Ferie indennizzate se il dirigente non è «autonomo»
Solo i dirigenti apicali non possono reclamare l'indennità per le ferie non godute.
Con la sentenza 2000/2017, la Corte di cassazione ha confermato il principio secondo cui solo il dirigente effettivamente titolare del potere di attribuirsi il periodo di ferie, senza alcuna ingerenza del datore di lavoro, non ha diritto alla relativa indennità sostitutiva nel caso in cui non eserciti tale potere e non fruisca quindi del periodo di riposo.

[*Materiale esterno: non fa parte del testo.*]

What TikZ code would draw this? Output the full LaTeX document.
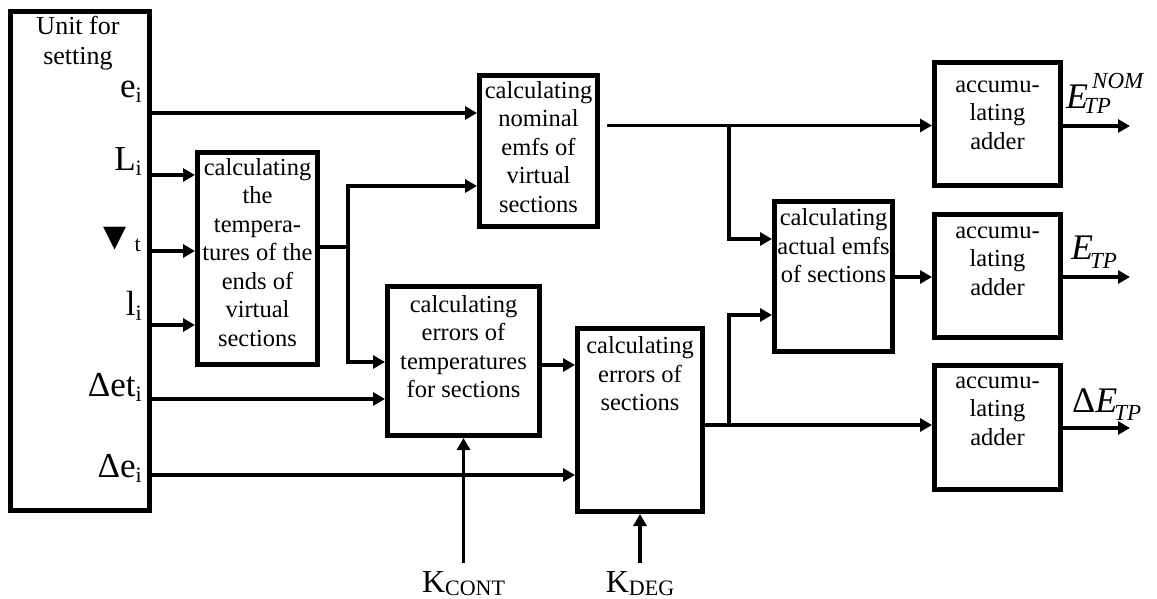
\documentclass[tikz,border=0pt]{standalone}
\usepackage{fontspec}
\setmainfont{Liberation Serif}
\newfontfamily\dejavu{DejaVu Sans}
\usetikzlibrary{arrows.meta,calc}
\newcommand\lowsub[2][5pt]{\raisebox{-#1}{\fontsize{22}{22}\selectfont #2}}
\begin{document}
\begin{tikzpicture}[x=1pt,y=-1pt,
  blk/.style={draw, line width=5pt, rectangle, inner sep=0pt},
  txt/.style={align=center, font=\fontsize{24.5}{28.5}\selectfont, inner sep=0pt},
  lab/.style={anchor=base east, inner sep=0pt, font=\fontsize{35}{35}\selectfont},
  outlab/.style={anchor=base west, inner sep=0pt, font=\fontsize{36}{36}\selectfont\itshape},
  klab/.style={anchor=base, inner sep=0pt, font=\fontsize{32}{32}\selectfont},
  ln/.style={line width=3.5pt},
  arr/.style={line width=3.5pt, -{Triangle[length=12pt,width=13pt]}}]
\useasboundingbox (0,0) rectangle (1157,599);

% unit for setting
\node[blk, minimum width=139pt, minimum height=499pt] (unit) at (80,261) {};
\node[txt, font=\fontsize{26}{30}\selectfont] (unitT) at (78,43) {Unit for\\setting};
\node[lab] (lE) at (142,98) {e\lowsub{i}};
\node[lab] (lL) at (142,171) {L\lowsub{i}};
\node[lab] (lT) at (141,246) {{\dejavu\fontsize{30}{30}\selectfont ▼}\hspace{8pt}\lowsub{t}};
\node[lab] (lLo) at (142,315) {l\lowsub{i}};
\node[lab] (lDt) at (142,396) {Δet\lowsub{i}};
\node[lab] (lDe) at (142,477) {Δe\lowsub{i}};

% blocks
\node[blk, minimum width=120pt, minimum height=212pt] (b1) at (257.5,258.5) {};
\node[txt] (b1t) at (257.5,252.5) {calculating\\the\\tempera-\\tures of the\\ends of\\virtual\\sections};
\node[blk, minimum width=118pt, minimum height=151pt] (nom) at (538.5,151) {};
\node[txt] (nomt) at (538.5,147) {calculating\\nominal\\emfs of\\virtual\\sections};
\node[blk, minimum width=152pt, minimum height=149pt] (b2) at (463.5,361) {};
\node[txt] (b2t) at (463.5,346.5) {calculating\\errors of\\temperatures\\for sections};
\node[blk, minimum width=125pt, minimum height=183pt] (b3) at (640,420) {};
\node[txt] (b3t) at (640,374) {calculating\\errors of\\sections};
\node[blk, minimum width=118pt, minimum height=150pt] (act) at (833.5,276.5) {};
\node[txt] (actt) at (833.5,246) {calculating\\actual emfs\\of sections};
\node[blk, minimum width=126pt, minimum height=123pt] (a1) at (997.5,124) {};
\node[txt] (a1t) at (997.5,115) {accumu-\\lating\\adder};
\node[blk, minimum width=126pt, minimum height=123pt] (a2) at (997.5,276) {};
\node[txt] (a2t) at (997.5,261) {accumu-\\lating\\adder};
\node[blk, minimum width=126pt, minimum height=124pt] (a3) at (997.5,427.5) {};
\node[txt] (a3t) at (997.5,411) {accumu-\\lating\\adder};

% coefficient labels
\node[klab] (kc) at (463.5,592) {K\lowsub[3pt]{CONT}};
\node[klab] (kd) at (640,592) {K\lowsub[3pt]{DEG}};

% output labels
\node[outlab] (oN) at (1066,109) {E\rlap{\kern4pt\raisebox{20pt}{\fontsize{23}{23}\selectfont NOM}}\kern-4pt\raisebox{-5pt}{\fontsize{23}{23}\selectfont TP}};
\node[outlab] (oE) at (1071,259) {E\kern-3pt\raisebox{-9pt}{\fontsize{23}{23}\selectfont TP}};
\node[outlab] (oD) at (1072,412) {\textup{Δ}E\kern-3pt\raisebox{-8pt}{\fontsize{23}{23}\selectfont TP}};

% levels
\coordinate (yE) at (0,113);
\coordinate (yL) at (0,175);
\coordinate (yT) at (0,251);
\coordinate (yLo) at (0,325);
\coordinate (yDt) at (0,399);
\coordinate (yDe) at (0,475);
\coordinate (yN2) at (0,186);
\coordinate (yB2) at (0,362);
\coordinate (yB3) at (0,365);
\coordinate (yA1) at (0,239);
\coordinate (yA2) at (0,315);
\coordinate (j1) at (348,247);
\coordinate (j2) at (729,125.5);
\coordinate (j3) at (729,425);
\coordinate (o1) at (1130,126);
\coordinate (o2) at (1130,277);
\coordinate (o3) at (1130,428);

% connectors from unit
\draw[arr] (unit.east|-yE) -- (nom.west|-yE);
\draw[arr] (unit.east|-yL) -- (b1.west|-yL);
\draw[arr] (unit.east|-yT) -- (b1.west|-yT);
\draw[arr] (unit.east|-yLo) -- (b1.west|-yLo);
\draw[arr] (unit.east|-yDt) -- (b2.west|-yDt);
\draw[arr] (unit.east|-yDe) -- (b3.west|-yDe);

% b1 outputs
\draw[ln] (b1.east|-j1) -- (j1);
\draw[arr] (j1) |- (nom.west|-yN2);
\draw[arr] (j1) |- (b2.west|-yB2);

% b2 -> b3
\draw[arr] (b2.east|-yB3) -- (b3.west|-yB3);

% coefficients
\draw[arr] ([yshift=8pt]kc.north) -- (b2.south);
\draw[arr] ([yshift=8pt]kd.north) -- (b3.south);

% nominal output
\draw[arr] ($(nom.east|-j2)+(7,0)$) -- (a1.west|-j2);
\draw[arr] (j2) |- (act.west|-yA1);

% b3 output
\draw[arr] (b3.east|-j3) -- (a3.west|-j3);
\draw[arr] (j3) |- (act.west|-yA2);

% actual -> adder 2
\draw[arr] (act.east|-o2) -- (a2.west|-o2);

% outputs
\draw[arr] (a1.east|-o1) -- (o1);
\draw[arr] (a2.east|-o2) -- (o2);
\draw[arr] (a3.east|-o3) -- (o3);
\end{tikzpicture}
\end{document}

Nel caso specifico i ricorrenti erano dei dirigenti medici di primo livello che operavano in una azienda ospedaliera e che hanno rivendicato il pagamento delle ferie non fruite nel corso dei precedenti anni. Il datore di lavoro ha obiettato che il contratto collettivo dei dirigenti medici dispone la monetizzazione dei periodi di riposo solo nel caso in cui essi risultino non fruiti per esigenze di servizio o per cause indipendenti dalla volontà del dirigente.
La Corte, confermando il proprio orientamento, ha ritenuto che questa clausola del contratto collettivo debba essere interpretata in modo conforme al principio costituzionale dell'irrinunciabilità delle ferie e quindi che la medesima disposizione debba applicarsi solo nei confronti dei dirigenti medici effettivamente titolari del potere di attribuirsi il periodo di ferie senza ingerenze da parte del datore di lavoro.

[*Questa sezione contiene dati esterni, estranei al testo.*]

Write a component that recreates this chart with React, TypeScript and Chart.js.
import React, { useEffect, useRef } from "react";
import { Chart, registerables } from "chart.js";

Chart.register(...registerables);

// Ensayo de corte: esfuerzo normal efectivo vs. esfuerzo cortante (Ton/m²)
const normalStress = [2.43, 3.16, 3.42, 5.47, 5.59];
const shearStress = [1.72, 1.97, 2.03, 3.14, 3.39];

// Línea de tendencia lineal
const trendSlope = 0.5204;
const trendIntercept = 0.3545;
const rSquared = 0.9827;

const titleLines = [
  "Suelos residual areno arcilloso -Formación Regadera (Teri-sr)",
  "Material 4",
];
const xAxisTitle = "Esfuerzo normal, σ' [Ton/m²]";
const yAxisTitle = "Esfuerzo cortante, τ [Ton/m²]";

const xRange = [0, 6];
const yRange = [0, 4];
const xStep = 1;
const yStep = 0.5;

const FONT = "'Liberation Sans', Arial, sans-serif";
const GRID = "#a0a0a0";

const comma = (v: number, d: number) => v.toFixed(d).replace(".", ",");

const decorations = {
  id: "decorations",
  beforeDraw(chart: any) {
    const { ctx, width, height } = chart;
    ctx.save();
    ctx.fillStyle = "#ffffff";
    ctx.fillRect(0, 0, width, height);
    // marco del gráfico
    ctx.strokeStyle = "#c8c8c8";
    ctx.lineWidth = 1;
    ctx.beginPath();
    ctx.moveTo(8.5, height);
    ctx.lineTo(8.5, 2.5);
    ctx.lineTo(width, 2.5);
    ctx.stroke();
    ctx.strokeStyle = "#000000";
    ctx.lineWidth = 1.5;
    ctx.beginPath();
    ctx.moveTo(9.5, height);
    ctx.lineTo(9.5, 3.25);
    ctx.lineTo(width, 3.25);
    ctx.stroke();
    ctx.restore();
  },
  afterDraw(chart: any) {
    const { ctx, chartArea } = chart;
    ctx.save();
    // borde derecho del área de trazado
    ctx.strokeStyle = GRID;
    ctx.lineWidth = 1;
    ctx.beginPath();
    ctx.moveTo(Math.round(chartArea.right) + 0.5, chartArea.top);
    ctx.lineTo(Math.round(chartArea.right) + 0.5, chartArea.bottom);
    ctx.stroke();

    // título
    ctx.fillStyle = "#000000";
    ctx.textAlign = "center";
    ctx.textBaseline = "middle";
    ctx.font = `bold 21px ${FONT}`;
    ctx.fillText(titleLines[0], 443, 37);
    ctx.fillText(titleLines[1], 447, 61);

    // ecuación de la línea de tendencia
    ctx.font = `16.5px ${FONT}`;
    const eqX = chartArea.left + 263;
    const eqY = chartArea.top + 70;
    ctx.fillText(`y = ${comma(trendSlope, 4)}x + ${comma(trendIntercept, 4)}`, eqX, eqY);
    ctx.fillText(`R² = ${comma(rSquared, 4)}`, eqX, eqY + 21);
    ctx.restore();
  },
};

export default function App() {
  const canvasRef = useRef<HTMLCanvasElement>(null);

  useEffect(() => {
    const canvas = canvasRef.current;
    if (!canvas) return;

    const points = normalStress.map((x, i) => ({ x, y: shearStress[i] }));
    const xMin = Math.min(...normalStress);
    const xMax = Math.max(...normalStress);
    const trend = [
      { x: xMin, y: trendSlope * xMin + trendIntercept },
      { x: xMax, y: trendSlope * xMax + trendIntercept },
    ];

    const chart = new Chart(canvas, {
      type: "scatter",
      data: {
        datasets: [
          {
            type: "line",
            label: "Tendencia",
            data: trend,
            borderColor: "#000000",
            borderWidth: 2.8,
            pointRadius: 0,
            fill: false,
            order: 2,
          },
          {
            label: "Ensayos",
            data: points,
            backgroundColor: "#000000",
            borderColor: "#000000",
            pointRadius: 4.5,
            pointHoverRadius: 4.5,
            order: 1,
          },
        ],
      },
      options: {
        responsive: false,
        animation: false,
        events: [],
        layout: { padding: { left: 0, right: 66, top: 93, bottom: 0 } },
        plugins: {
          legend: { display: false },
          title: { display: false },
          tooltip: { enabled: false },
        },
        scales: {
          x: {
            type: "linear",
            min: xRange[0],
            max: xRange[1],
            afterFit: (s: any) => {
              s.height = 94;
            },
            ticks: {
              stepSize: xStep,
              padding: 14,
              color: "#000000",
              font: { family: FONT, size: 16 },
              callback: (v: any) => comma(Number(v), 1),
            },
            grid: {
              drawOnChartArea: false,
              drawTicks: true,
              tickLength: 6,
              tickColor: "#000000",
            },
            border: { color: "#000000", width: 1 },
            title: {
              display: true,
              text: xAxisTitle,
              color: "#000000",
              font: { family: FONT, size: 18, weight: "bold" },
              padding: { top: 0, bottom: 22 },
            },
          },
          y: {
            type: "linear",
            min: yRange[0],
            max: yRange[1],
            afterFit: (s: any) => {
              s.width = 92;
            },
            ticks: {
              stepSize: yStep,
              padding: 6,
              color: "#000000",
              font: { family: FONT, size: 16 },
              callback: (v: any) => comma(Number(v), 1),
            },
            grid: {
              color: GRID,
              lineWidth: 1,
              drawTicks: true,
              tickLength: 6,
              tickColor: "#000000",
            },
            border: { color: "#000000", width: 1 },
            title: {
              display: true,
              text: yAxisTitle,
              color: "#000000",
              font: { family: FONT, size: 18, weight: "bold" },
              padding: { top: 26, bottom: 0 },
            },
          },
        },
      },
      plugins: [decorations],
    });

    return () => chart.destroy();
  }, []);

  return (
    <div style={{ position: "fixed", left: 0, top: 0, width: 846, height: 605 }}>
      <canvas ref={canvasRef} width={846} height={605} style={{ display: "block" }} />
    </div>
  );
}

Nel caso specifico, invece, i ricorrenti erano in posizione sottordinata a quella dei dirigenti di secondo livello e alla direzione sanitaria della struttura ospedaliera e, per tale motivo, a essi la Corte ha riconosciuto il diritto a rivendicare l'indennità per le ferie non godute.
Nella medesima occasione la Cassazione ha altresì chiarito che per l'attribuzione dell'indennità è sufficiente provare il mancato godimento dei riposi, senza la necessità di allegare di aver sofferto un particolare danno e provarne l'entità.
La questione relativa alla debenza della indennità per ferie non godute, a favore dei lavoratori che decidano la fruizione delle proprie ferie è risalente nel tempo e investe molte realtà aziendali, non solo quelle ospedaliere.
Si è infatti lungamente discusso circa le rispettive responsabilità di datori e lavoratori in merito alla fruizione dei riposi, soppesandone molteplici aspetti: la tutela del diritto alla salute di chi ne è beneficiario, le frequenti difficoltà di pianificare le ferie che derivano da esigenze organizzative e produttive anche repentinamente mutevoli, l'effettiva potestà organizzativa “diffusa” che fa concorrere alla determinazione delle ferie varie voci e spesso viene meno ai propri obbiettivi di fronte alla mancata cooperazione o alle mutevoli preferenze espresse dai dipendenti interessati.
In tale contesto, è significativo che la clausola collettiva esaminata nel caso in commento, che esclude la monetizzazione dei riposi non fruiti dai dirigenti, sia contenuta nel contratto collettivo dei dirigenti medici, ossia in un settore particolarmente complesso e con riferimento a lavoratori particolarmente qualificati e che più di altri sono in grado di apprezzare le esigenze delle realtà ospedaliere in cui operano.
Nel dirimere interessi contrapposti la Suprema corte, con orientamento consolidato, ha ritenuto da un lato che il datore di lavoro abbia il diritto/dovere di determinare il periodo di godimento delle ferie dei dipendenti nell'ambito del proprio potere organizzativo e, dall'altro, che il dirigente che abbia il potere di attribuirsi le ferie senza alcuna ingerenza non possa poi reclamare l'indennità sostitutiva delle ferie non godute. Una soluzione che potrebbe sembrare di troppo rigore, ma che ha il pregio di una chiarezza indubbia.